[Start of Material for the task]

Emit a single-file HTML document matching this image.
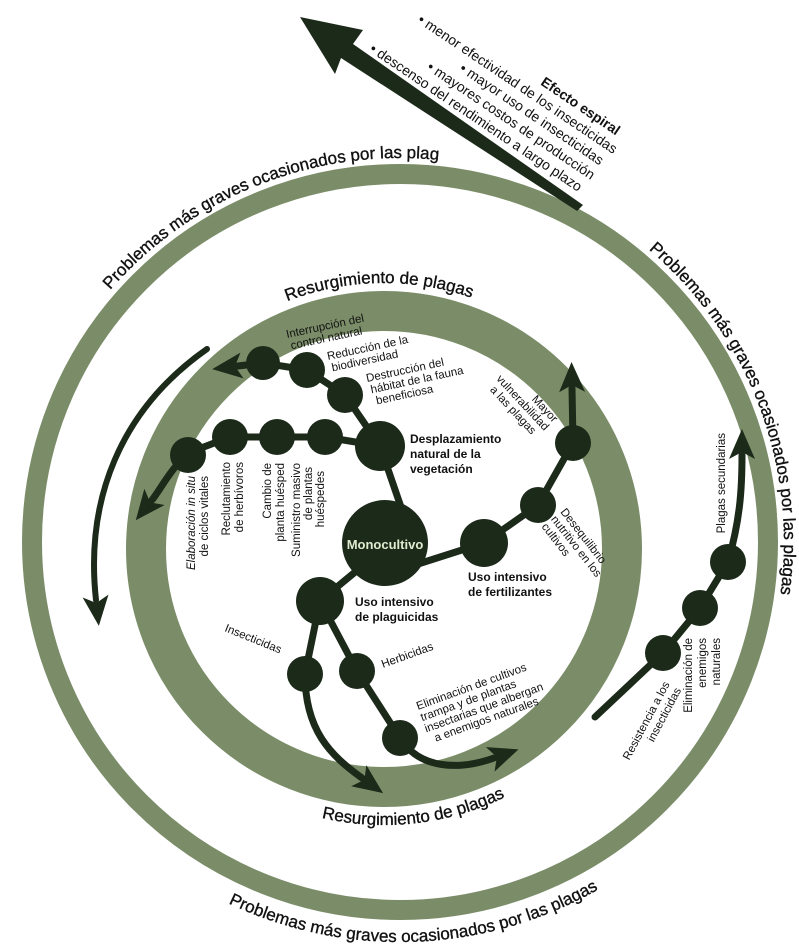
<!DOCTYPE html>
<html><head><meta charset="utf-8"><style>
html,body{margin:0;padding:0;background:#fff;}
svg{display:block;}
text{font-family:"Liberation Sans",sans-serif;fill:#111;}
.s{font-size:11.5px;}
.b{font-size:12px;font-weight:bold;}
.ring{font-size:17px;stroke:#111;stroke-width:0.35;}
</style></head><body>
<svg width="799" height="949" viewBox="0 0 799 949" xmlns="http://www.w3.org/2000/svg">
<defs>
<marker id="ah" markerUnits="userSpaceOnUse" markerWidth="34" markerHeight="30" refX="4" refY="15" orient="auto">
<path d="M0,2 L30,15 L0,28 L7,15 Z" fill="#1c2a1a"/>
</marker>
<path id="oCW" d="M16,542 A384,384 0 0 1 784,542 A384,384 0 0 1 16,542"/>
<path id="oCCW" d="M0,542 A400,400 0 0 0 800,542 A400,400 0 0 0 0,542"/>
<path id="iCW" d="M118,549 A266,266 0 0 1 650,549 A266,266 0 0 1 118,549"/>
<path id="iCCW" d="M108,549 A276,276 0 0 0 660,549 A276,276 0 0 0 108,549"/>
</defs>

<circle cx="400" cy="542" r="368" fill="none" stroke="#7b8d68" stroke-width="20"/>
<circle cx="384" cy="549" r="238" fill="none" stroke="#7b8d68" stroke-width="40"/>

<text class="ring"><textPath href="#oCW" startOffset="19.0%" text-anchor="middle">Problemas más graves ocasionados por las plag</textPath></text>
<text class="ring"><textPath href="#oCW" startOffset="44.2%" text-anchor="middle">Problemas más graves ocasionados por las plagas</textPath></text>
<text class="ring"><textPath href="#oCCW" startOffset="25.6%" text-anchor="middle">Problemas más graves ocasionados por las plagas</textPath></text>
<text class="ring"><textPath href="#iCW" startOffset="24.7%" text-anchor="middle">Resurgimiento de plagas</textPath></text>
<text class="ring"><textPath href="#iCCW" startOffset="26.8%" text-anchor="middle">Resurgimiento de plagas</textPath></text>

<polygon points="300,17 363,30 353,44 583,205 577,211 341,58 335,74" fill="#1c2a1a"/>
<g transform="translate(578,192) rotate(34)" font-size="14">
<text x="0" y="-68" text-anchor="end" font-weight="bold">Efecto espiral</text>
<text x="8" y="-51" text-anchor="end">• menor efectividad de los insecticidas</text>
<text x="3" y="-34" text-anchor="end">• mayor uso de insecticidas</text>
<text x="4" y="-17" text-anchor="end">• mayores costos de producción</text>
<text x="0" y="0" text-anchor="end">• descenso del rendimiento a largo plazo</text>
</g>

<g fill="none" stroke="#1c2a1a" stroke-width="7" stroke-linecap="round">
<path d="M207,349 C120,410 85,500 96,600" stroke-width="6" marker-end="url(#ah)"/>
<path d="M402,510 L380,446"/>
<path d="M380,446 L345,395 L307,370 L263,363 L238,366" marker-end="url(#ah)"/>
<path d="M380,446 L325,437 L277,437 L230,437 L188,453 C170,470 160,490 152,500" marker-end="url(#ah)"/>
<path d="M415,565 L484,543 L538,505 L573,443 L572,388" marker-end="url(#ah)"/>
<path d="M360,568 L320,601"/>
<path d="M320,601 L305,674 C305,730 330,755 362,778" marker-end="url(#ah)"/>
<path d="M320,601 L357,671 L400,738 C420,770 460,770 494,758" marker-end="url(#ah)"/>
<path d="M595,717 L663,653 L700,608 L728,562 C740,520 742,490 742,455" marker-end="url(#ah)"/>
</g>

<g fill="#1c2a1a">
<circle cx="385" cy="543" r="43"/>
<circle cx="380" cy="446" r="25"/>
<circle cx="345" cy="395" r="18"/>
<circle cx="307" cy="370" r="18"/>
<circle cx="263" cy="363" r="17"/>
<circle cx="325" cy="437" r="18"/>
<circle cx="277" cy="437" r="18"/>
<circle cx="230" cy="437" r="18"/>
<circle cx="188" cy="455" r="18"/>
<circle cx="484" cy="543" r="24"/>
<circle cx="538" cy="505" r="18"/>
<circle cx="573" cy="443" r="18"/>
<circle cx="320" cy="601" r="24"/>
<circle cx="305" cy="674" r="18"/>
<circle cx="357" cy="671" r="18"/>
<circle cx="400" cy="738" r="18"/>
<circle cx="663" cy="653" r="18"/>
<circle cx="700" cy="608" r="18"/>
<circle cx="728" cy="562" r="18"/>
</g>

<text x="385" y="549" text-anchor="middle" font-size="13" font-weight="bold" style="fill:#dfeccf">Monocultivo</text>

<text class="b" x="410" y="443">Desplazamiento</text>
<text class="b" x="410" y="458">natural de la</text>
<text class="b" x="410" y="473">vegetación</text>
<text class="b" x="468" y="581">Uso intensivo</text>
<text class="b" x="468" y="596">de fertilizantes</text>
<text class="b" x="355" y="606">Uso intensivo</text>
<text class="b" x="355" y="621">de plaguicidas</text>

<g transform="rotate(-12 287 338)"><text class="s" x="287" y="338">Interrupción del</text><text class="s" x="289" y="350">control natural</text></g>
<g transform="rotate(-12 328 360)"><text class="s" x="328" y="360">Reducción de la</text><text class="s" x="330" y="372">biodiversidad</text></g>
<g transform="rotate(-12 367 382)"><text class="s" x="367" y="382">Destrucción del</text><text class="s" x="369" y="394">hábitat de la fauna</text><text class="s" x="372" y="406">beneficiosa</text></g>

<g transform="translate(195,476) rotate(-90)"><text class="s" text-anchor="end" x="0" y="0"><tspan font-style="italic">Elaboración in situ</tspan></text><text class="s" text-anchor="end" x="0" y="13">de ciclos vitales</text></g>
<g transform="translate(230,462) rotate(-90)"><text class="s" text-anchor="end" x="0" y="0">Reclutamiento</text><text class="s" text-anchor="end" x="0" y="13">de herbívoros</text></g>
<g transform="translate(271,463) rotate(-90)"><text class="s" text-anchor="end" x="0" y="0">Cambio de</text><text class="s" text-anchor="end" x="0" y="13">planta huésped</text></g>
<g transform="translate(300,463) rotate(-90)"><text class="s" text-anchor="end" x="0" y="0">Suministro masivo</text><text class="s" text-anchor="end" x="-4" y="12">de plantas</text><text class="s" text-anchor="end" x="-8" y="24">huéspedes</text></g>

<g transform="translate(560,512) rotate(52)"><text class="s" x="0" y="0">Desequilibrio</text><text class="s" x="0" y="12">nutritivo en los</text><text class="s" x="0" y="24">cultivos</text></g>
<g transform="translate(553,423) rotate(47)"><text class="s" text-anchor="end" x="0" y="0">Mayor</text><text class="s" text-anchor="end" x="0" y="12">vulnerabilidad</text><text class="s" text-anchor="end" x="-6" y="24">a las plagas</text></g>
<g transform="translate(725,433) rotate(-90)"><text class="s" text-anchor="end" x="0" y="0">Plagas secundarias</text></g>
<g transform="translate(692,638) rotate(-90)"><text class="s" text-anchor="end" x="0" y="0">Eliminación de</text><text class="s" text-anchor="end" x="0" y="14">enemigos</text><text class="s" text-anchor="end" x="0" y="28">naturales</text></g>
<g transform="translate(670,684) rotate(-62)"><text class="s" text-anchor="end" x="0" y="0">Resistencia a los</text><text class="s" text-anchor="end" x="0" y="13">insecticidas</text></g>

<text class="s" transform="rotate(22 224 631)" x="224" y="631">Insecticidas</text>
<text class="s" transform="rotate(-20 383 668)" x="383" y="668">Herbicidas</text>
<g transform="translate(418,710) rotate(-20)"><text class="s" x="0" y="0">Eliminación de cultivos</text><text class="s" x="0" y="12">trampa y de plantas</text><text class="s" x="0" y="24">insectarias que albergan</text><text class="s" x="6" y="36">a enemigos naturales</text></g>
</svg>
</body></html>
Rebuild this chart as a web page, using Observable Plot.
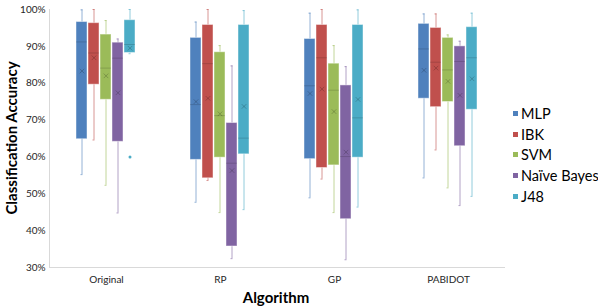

[End of Material for the task]

• Prompt: The entries above are to be returned exactly, without their pictures.

• Task response:
Emit a single-file HTML document matching this image.
<!DOCTYPE html>
<html><head><meta charset="utf-8"><style>
html,body{margin:0;padding:0;background:#fff;}
svg{display:block;}
text{font-family:"Liberation Sans",sans-serif;fill:#111;}
.s{font-size:11.5px;}
.b{font-size:12px;font-weight:bold;}
.ring{font-size:17px;stroke:#111;stroke-width:0.35;}
</style></head><body>
<svg width="799" height="949" viewBox="0 0 799 949" xmlns="http://www.w3.org/2000/svg">
<defs>
<marker id="ah" markerUnits="userSpaceOnUse" markerWidth="34" markerHeight="30" refX="4" refY="15" orient="auto">
<path d="M0,2 L30,15 L0,28 L7,15 Z" fill="#1c2a1a"/>
</marker>
<path id="oCW" d="M16,542 A384,384 0 0 1 784,542 A384,384 0 0 1 16,542"/>
<path id="oCCW" d="M0,542 A400,400 0 0 0 800,542 A400,400 0 0 0 0,542"/>
<path id="iCW" d="M118,549 A266,266 0 0 1 650,549 A266,266 0 0 1 118,549"/>
<path id="iCCW" d="M108,549 A276,276 0 0 0 660,549 A276,276 0 0 0 108,549"/>
</defs>

<circle cx="400" cy="542" r="368" fill="none" stroke="#7b8d68" stroke-width="20"/>
<circle cx="384" cy="549" r="238" fill="none" stroke="#7b8d68" stroke-width="40"/>

<text class="ring"><textPath href="#oCW" startOffset="19.0%" text-anchor="middle">Problemas más graves ocasionados por las plag</textPath></text>
<text class="ring"><textPath href="#oCW" startOffset="44.2%" text-anchor="middle">Problemas más graves ocasionados por las plagas</textPath></text>
<text class="ring"><textPath href="#oCCW" startOffset="25.6%" text-anchor="middle">Problemas más graves ocasionados por las plagas</textPath></text>
<text class="ring"><textPath href="#iCW" startOffset="24.7%" text-anchor="middle">Resurgimiento de plagas</textPath></text>
<text class="ring"><textPath href="#iCCW" startOffset="26.8%" text-anchor="middle">Resurgimiento de plagas</textPath></text>

<polygon points="300,17 363,30 353,44 583,205 577,211 341,58 335,74" fill="#1c2a1a"/>
<g transform="translate(578,192) rotate(34)" font-size="14">
<text x="0" y="-68" text-anchor="end" font-weight="bold">Efecto espiral</text>
<text x="8" y="-51" text-anchor="end">• menor efectividad de los insecticidas</text>
<text x="3" y="-34" text-anchor="end">• mayor uso de insecticidas</text>
<text x="4" y="-17" text-anchor="end">• mayores costos de producción</text>
<text x="0" y="0" text-anchor="end">• descenso del rendimiento a largo plazo</text>
</g>

<g fill="none" stroke="#1c2a1a" stroke-width="7" stroke-linecap="round">
<path d="M207,349 C120,410 85,500 96,600" stroke-width="6" marker-end="url(#ah)"/>
<path d="M402,510 L380,446"/>
<path d="M380,446 L345,395 L307,370 L263,363 L238,366" marker-end="url(#ah)"/>
<path d="M380,446 L325,437 L277,437 L230,437 L188,453 C170,470 160,490 152,500" marker-end="url(#ah)"/>
<path d="M415,565 L484,543 L538,505 L573,443 L572,388" marker-end="url(#ah)"/>
<path d="M360,568 L320,601"/>
<path d="M320,601 L305,674 C305,730 330,755 362,778" marker-end="url(#ah)"/>
<path d="M320,601 L357,671 L400,738 C420,770 460,770 494,758" marker-end="url(#ah)"/>
<path d="M595,717 L663,653 L700,608 L728,562 C740,520 742,490 742,455" marker-end="url(#ah)"/>
</g>

<g fill="#1c2a1a">
<circle cx="385" cy="543" r="43"/>
<circle cx="380" cy="446" r="25"/>
<circle cx="345" cy="395" r="18"/>
<circle cx="307" cy="370" r="18"/>
<circle cx="263" cy="363" r="17"/>
<circle cx="325" cy="437" r="18"/>
<circle cx="277" cy="437" r="18"/>
<circle cx="230" cy="437" r="18"/>
<circle cx="188" cy="455" r="18"/>
<circle cx="484" cy="543" r="24"/>
<circle cx="538" cy="505" r="18"/>
<circle cx="573" cy="443" r="18"/>
<circle cx="320" cy="601" r="24"/>
<circle cx="305" cy="674" r="18"/>
<circle cx="357" cy="671" r="18"/>
<circle cx="400" cy="738" r="18"/>
<circle cx="663" cy="653" r="18"/>
<circle cx="700" cy="608" r="18"/>
<circle cx="728" cy="562" r="18"/>
</g>

<text x="385" y="549" text-anchor="middle" font-size="13" font-weight="bold" style="fill:#dfeccf">Monocultivo</text>

<text class="b" x="410" y="443">Desplazamiento</text>
<text class="b" x="410" y="458">natural de la</text>
<text class="b" x="410" y="473">vegetación</text>
<text class="b" x="468" y="581">Uso intensivo</text>
<text class="b" x="468" y="596">de fertilizantes</text>
<text class="b" x="355" y="606">Uso intensivo</text>
<text class="b" x="355" y="621">de plaguicidas</text>

<g transform="rotate(-12 287 338)"><text class="s" x="287" y="338">Interrupción del</text><text class="s" x="289" y="350">control natural</text></g>
<g transform="rotate(-12 328 360)"><text class="s" x="328" y="360">Reducción de la</text><text class="s" x="330" y="372">biodiversidad</text></g>
<g transform="rotate(-12 367 382)"><text class="s" x="367" y="382">Destrucción del</text><text class="s" x="369" y="394">hábitat de la fauna</text><text class="s" x="372" y="406">beneficiosa</text></g>

<g transform="translate(195,476) rotate(-90)"><text class="s" text-anchor="end" x="0" y="0"><tspan font-style="italic">Elaboración in situ</tspan></text><text class="s" text-anchor="end" x="0" y="13">de ciclos vitales</text></g>
<g transform="translate(230,462) rotate(-90)"><text class="s" text-anchor="end" x="0" y="0">Reclutamiento</text><text class="s" text-anchor="end" x="0" y="13">de herbívoros</text></g>
<g transform="translate(271,463) rotate(-90)"><text class="s" text-anchor="end" x="0" y="0">Cambio de</text><text class="s" text-anchor="end" x="0" y="13">planta huésped</text></g>
<g transform="translate(300,463) rotate(-90)"><text class="s" text-anchor="end" x="0" y="0">Suministro masivo</text><text class="s" text-anchor="end" x="-4" y="12">de plantas</text><text class="s" text-anchor="end" x="-8" y="24">huéspedes</text></g>

<g transform="translate(560,512) rotate(52)"><text class="s" x="0" y="0">Desequilibrio</text><text class="s" x="0" y="12">nutritivo en los</text><text class="s" x="0" y="24">cultivos</text></g>
<g transform="translate(553,423) rotate(47)"><text class="s" text-anchor="end" x="0" y="0">Mayor</text><text class="s" text-anchor="end" x="0" y="12">vulnerabilidad</text><text class="s" text-anchor="end" x="-6" y="24">a las plagas</text></g>
<g transform="translate(725,433) rotate(-90)"><text class="s" text-anchor="end" x="0" y="0">Plagas secundarias</text></g>
<g transform="translate(692,638) rotate(-90)"><text class="s" text-anchor="end" x="0" y="0">Eliminación de</text><text class="s" text-anchor="end" x="0" y="14">enemigos</text><text class="s" text-anchor="end" x="0" y="28">naturales</text></g>
<g transform="translate(670,684) rotate(-62)"><text class="s" text-anchor="end" x="0" y="0">Resistencia a los</text><text class="s" text-anchor="end" x="0" y="13">insecticidas</text></g>

<text class="s" transform="rotate(22 224 631)" x="224" y="631">Insecticidas</text>
<text class="s" transform="rotate(-20 383 668)" x="383" y="668">Herbicidas</text>
<g transform="translate(418,710) rotate(-20)"><text class="s" x="0" y="0">Eliminación de cultivos</text><text class="s" x="0" y="12">trampa y de plantas</text><text class="s" x="0" y="24">insectarias que albergan</text><text class="s" x="6" y="36">a enemigos naturales</text></g>
</svg>
</body></html>
Rebuild this chart as a web page, using Observable Plot.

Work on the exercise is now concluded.